* start *
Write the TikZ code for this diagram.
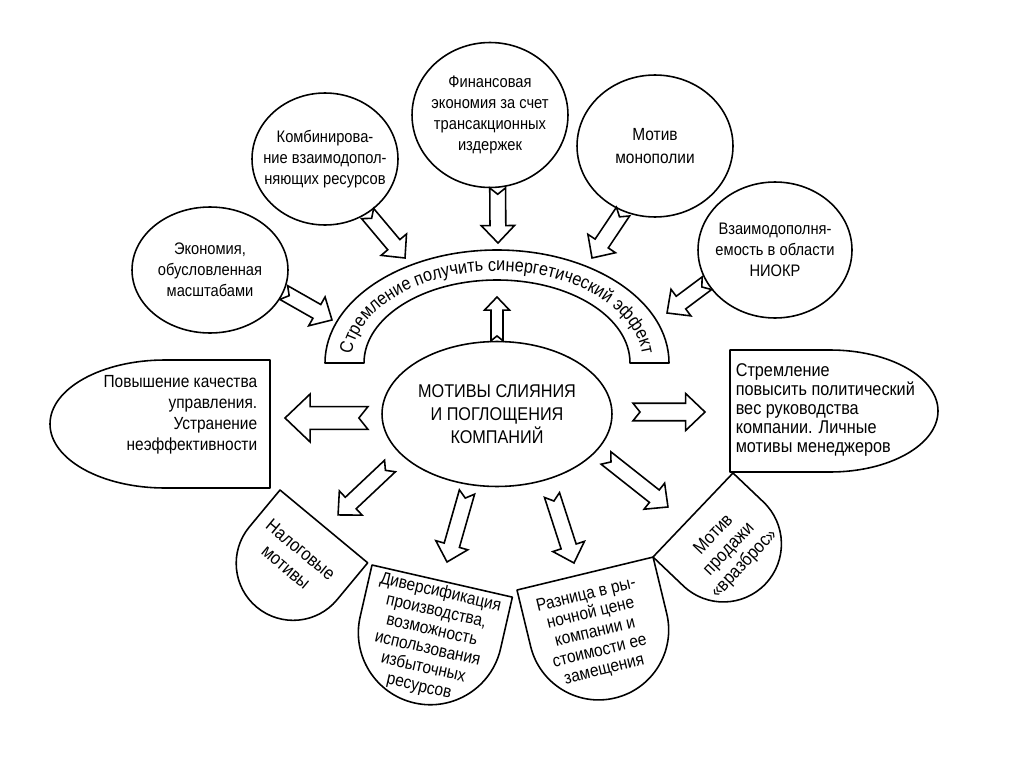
\documentclass[tikz,border=0pt]{standalone}
\usepackage{fontspec}
\setmainfont{Liberation Sans}[FakeStretch=0.88]
\usetikzlibrary{shapes.geometric,decorations.markings,decorations.text}

\begin{document}
\begin{tikzpicture}[x=0.02cm,y=0.02cm,line width=0.9pt,
  txt/.style={align=center,font=\fontsize{9.5}{12}\selectfont,inner sep=0pt},
  circ/.style={draw,ellipse,txt,inner sep=-16pt},
  outline/.style={draw,fill=white,line join=round},
  blockarrow/.style={postaction=decorate,decoration={markings,mark=at position 0 with {
    \draw[fill=white,line join=miter] (0pt,#1) -- ({\pgfdecoratedpathlength-2.2*#1},#1)
      -- ({\pgfdecoratedpathlength-2.2*#1},2.1*#1) -- (\pgfdecoratedpathlength,0pt)
      -- ({\pgfdecoratedpathlength-2.2*#1},-2.1*#1) -- ({\pgfdecoratedpathlength-2.2*#1},-#1)
      -- (0pt,-#1) -- (0.8*#1,0pt) -- cycle;}}},
  blockarrow/.default=4.5pt]
\useasboundingbox (0,0) rectangle (1024,-767);

% motives around the synergy arc
\node[circ,minimum width=3.12cm,minimum height=2.52cm] (scale) at (210,-270) {Экономия,\\обусловленная\\масштабами};
\node[circ,minimum width=2.92cm,minimum height=2.64cm] (combi) at (325,-159) {Комбинирова-\\ние взаимодопол-\\няющих ресурсов};
\node[circ,minimum width=3.12cm,minimum height=2.9cm] (finance) at (490,-115) {Финансовая\\экономия за счет\\трансакционных\\издержек};
\node[circ,minimum width=3.12cm,minimum height=2.84cm,font=\fontsize{10}{13}\selectfont] (monopoly) at (655,-146) {Мотив\\монополии};
\node[circ,minimum width=3.08cm,minimum height=2.72cm] (rnd) at (775,-250) {Взаимодополня-\\емость в области\\НИОКР};

% synergy band
\draw[outline] (325,-363) arc[start angle=180,end angle=0,x radius=172,y radius=113] -- (630,-363)
  arc[start angle=0,end angle=180,x radius=133,y radius=83] -- cycle;
\path[decorate,decoration={text along path,text align=center,
  text={|\fontsize{10.5}{11}\selectfont|Стремление получить синергетический эффект}}]
  (351,-363) arc[start angle=180,end angle=0,x radius=146,y radius=92];

% centre
\node[circ,minimum width=4.6cm,minimum height=2.9cm,font=\fontsize{10.5}{13}\selectfont] (motives) at (497,-414) {МОТИВЫ СЛИЯНИЯ\\И ПОГЛОЩЕНИЯ\\КОМПАНИЙ};

% side boxes
\draw[outline] (270,-360) -- (165,-360) arc[start angle=90,end angle=270,x radius=115,y radius=64] -- (270,-488) -- cycle;
\node[txt,align=right,anchor=east,font=\fontsize{10}{12}\selectfont] (mgmt) at (258,-415) {Повышение качества\\управления.\\Устранение\\неэффективности};
\draw[outline] (730,-350) -- (830,-350) arc[start angle=90,end angle=-90,x radius=108,y radius=61] -- (730,-472) -- cycle;
\node[txt,align=left,anchor=west,font=\fontsize{10.5}{10.8}\selectfont] (polit) at (735,-410) {Стремление\\повысить политический\\вес руководства\\компании. Личные\\мотивы менеджеров};

% petals
\begin{scope}[shift={(280,-490)},rotate=-39.7]
\draw[outline] (0,0) -- (114,0) -- (114,-48) arc[start angle=0,end angle=-180,x radius=57,y radius=57] -- cycle;
\node[txt,rotate=-39.7,font=\fontsize{10.5}{13}\selectfont] (tax) at (54,-44) {Налоговые\\мотивы};
\end{scope}
\begin{scope}[shift={(372,-565)},rotate=-12.9]
\draw[outline] (0,0) -- (144,0) -- (144,-53) arc[start angle=0,end angle=-180,x radius=72,y radius=72] -- cycle;
\node[txt,rotate=-12.9,font=\fontsize{10}{11}\selectfont] (divers) at (73,-60) {Диверсификация\\производства,\\возможность\\использования\\избыточных\\ресурсов};
\end{scope}
\begin{scope}[shift={(517,-590)},rotate=13.6]
\draw[outline] (0,0) -- (140,0) -- (140,-58) arc[start angle=0,end angle=-180,x radius=70,y radius=70] -- cycle;
\node[txt,rotate=13.6,font=\fontsize{10}{11}\selectfont] (price) at (66,-60) {Разница в ры-\\ночной цене\\компании и\\стоимости ее\\замещения};
\end{scope}
\begin{scope}[shift={(653,-557)},rotate=46.4]
\draw[outline] (0,0) -- (116,0) -- (116,-42) arc[start angle=0,end angle=-180,x radius=58,y radius=58] -- cycle;
\node[txt,rotate=46.4,font=\fontsize{10.5}{12}\selectfont] (spread) at (58,-50) {Мотив\\продажи\\«вразброс»};
\end{scope}

% arrow ends
\coordinate (b1) at (332,-320);
\coordinate (b2) at (405,-258);
\coordinate (b3) at (498,-243);
\coordinate (b4) at (592,-258);
\coordinate (b5) at (667,-313);
\coordinate (up) at (497,-297);
\coordinate (l0) at (368,-418);
\coordinate (l1) at (285,-418);
\coordinate (r0) at (633,-412);
\coordinate (r1) at (705,-412);
\coordinate (p1a) at (390,-466);
\coordinate (p1b) at (338,-515);
\coordinate (p2a) at (467,-492);
\coordinate (p2b) at (447,-562);
\coordinate (p3a) at (552,-495);
\coordinate (p3b) at (574,-563);
\coordinate (p4a) at (606,-458);
\coordinate (p4b) at (668,-507);

\path[blockarrow] (scale.-17) -- (b1);
\path[blockarrow] (combi.-52) -- (b2);
\path[blockarrow] (finance.-84) -- (b3);
\path[blockarrow] (monopoly.-116) -- (b4);
\path[blockarrow] (rnd.-154) -- (b5);
\path[blockarrow=3.4pt] (motives.north) -- (up);
\path[blockarrow=6.5pt] (l0) -- (l1);
\path[blockarrow=5pt] (r0) -- (r1);
\path[blockarrow] (p1a) -- (p1b);
\path[blockarrow] (p2a) -- (p2b);
\path[blockarrow] (p3a) -- (p3b);
\path[blockarrow] (p4a) -- (p4b);
\end{tikzpicture}
\end{document}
* end *
Print out the whole of the material word for word, without pictures.

Write the TikZ code for this diagram.
\documentclass[tikz,border=0pt]{standalone}
\usepackage{fontspec}
\setmainfont{Liberation Sans}[FakeStretch=0.88]
\usetikzlibrary{shapes.geometric,decorations.markings,decorations.text}

\begin{document}
\begin{tikzpicture}[x=0.02cm,y=0.02cm,line width=0.9pt,
  txt/.style={align=center,font=\fontsize{9.5}{12}\selectfont,inner sep=0pt},
  circ/.style={draw,ellipse,txt,inner sep=-16pt},
  outline/.style={draw,fill=white,line join=round},
  blockarrow/.style={postaction=decorate,decoration={markings,mark=at position 0 with {
    \draw[fill=white,line join=miter] (0pt,#1) -- ({\pgfdecoratedpathlength-2.2*#1},#1)
      -- ({\pgfdecoratedpathlength-2.2*#1},2.1*#1) -- (\pgfdecoratedpathlength,0pt)
      -- ({\pgfdecoratedpathlength-2.2*#1},-2.1*#1) -- ({\pgfdecoratedpathlength-2.2*#1},-#1)
      -- (0pt,-#1) -- (0.8*#1,0pt) -- cycle;}}},
  blockarrow/.default=4.5pt]
\useasboundingbox (0,0) rectangle (1024,-767);

% motives around the synergy arc
\node[circ,minimum width=3.12cm,minimum height=2.52cm] (scale) at (210,-270) {Экономия,\\обусловленная\\масштабами};
\node[circ,minimum width=2.92cm,minimum height=2.64cm] (combi) at (325,-159) {Комбинирова-\\ние взаимодопол-\\няющих ресурсов};
\node[circ,minimum width=3.12cm,minimum height=2.9cm] (finance) at (490,-115) {Финансовая\\экономия за счет\\трансакционных\\издержек};
\node[circ,minimum width=3.12cm,minimum height=2.84cm,font=\fontsize{10}{13}\selectfont] (monopoly) at (655,-146) {Мотив\\монополии};
\node[circ,minimum width=3.08cm,minimum height=2.72cm] (rnd) at (775,-250) {Взаимодополня-\\емость в области\\НИОКР};

% synergy band
\draw[outline] (325,-363) arc[start angle=180,end angle=0,x radius=172,y radius=113] -- (630,-363)
  arc[start angle=0,end angle=180,x radius=133,y radius=83] -- cycle;
\path[decorate,decoration={text along path,text align=center,
  text={|\fontsize{10.5}{11}\selectfont|Стремление получить синергетический эффект}}]
  (351,-363) arc[start angle=180,end angle=0,x radius=146,y radius=92];

% centre
\node[circ,minimum width=4.6cm,minimum height=2.9cm,font=\fontsize{10.5}{13}\selectfont] (motives) at (497,-414) {МОТИВЫ СЛИЯНИЯ\\И ПОГЛОЩЕНИЯ\\КОМПАНИЙ};

% side boxes
\draw[outline] (270,-360) -- (165,-360) arc[start angle=90,end angle=270,x radius=115,y radius=64] -- (270,-488) -- cycle;
\node[txt,align=right,anchor=east,font=\fontsize{10}{12}\selectfont] (mgmt) at (258,-415) {Повышение качества\\управления.\\Устранение\\неэффективности};
\draw[outline] (730,-350) -- (830,-350) arc[start angle=90,end angle=-90,x radius=108,y radius=61] -- (730,-472) -- cycle;
\node[txt,align=left,anchor=west,font=\fontsize{10.5}{10.8}\selectfont] (polit) at (735,-410) {Стремление\\повысить политический\\вес руководства\\компании. Личные\\мотивы менеджеров};

% petals
\begin{scope}[shift={(280,-490)},rotate=-39.7]
\draw[outline] (0,0) -- (114,0) -- (114,-48) arc[start angle=0,end angle=-180,x radius=57,y radius=57] -- cycle;
\node[txt,rotate=-39.7,font=\fontsize{10.5}{13}\selectfont] (tax) at (54,-44) {Налоговые\\мотивы};
\end{scope}
\begin{scope}[shift={(372,-565)},rotate=-12.9]
\draw[outline] (0,0) -- (144,0) -- (144,-53) arc[start angle=0,end angle=-180,x radius=72,y radius=72] -- cycle;
\node[txt,rotate=-12.9,font=\fontsize{10}{11}\selectfont] (divers) at (73,-60) {Диверсификация\\производства,\\возможность\\использования\\избыточных\\ресурсов};
\end{scope}
\begin{scope}[shift={(517,-590)},rotate=13.6]
\draw[outline] (0,0) -- (140,0) -- (140,-58) arc[start angle=0,end angle=-180,x radius=70,y radius=70] -- cycle;
\node[txt,rotate=13.6,font=\fontsize{10}{11}\selectfont] (price) at (66,-60) {Разница в ры-\\ночной цене\\компании и\\стоимости ее\\замещения};
\end{scope}
\begin{scope}[shift={(653,-557)},rotate=46.4]
\draw[outline] (0,0) -- (116,0) -- (116,-42) arc[start angle=0,end angle=-180,x radius=58,y radius=58] -- cycle;
\node[txt,rotate=46.4,font=\fontsize{10.5}{12}\selectfont] (spread) at (58,-50) {Мотив\\продажи\\«вразброс»};
\end{scope}

% arrow ends
\coordinate (b1) at (332,-320);
\coordinate (b2) at (405,-258);
\coordinate (b3) at (498,-243);
\coordinate (b4) at (592,-258);
\coordinate (b5) at (667,-313);
\coordinate (up) at (497,-297);
\coordinate (l0) at (368,-418);
\coordinate (l1) at (285,-418);
\coordinate (r0) at (633,-412);
\coordinate (r1) at (705,-412);
\coordinate (p1a) at (390,-466);
\coordinate (p1b) at (338,-515);
\coordinate (p2a) at (467,-492);
\coordinate (p2b) at (447,-562);
\coordinate (p3a) at (552,-495);
\coordinate (p3b) at (574,-563);
\coordinate (p4a) at (606,-458);
\coordinate (p4b) at (668,-507);

\path[blockarrow] (scale.-17) -- (b1);
\path[blockarrow] (combi.-52) -- (b2);
\path[blockarrow] (finance.-84) -- (b3);
\path[blockarrow] (monopoly.-116) -- (b4);
\path[blockarrow] (rnd.-154) -- (b5);
\path[blockarrow=3.4pt] (motives.north) -- (up);
\path[blockarrow=6.5pt] (l0) -- (l1);
\path[blockarrow=5pt] (r0) -- (r1);
\path[blockarrow] (p1a) -- (p1b);
\path[blockarrow] (p2a) -- (p2b);
\path[blockarrow] (p3a) -- (p3b);
\path[blockarrow] (p4a) -- (p4b);
\end{tikzpicture}
\end{document}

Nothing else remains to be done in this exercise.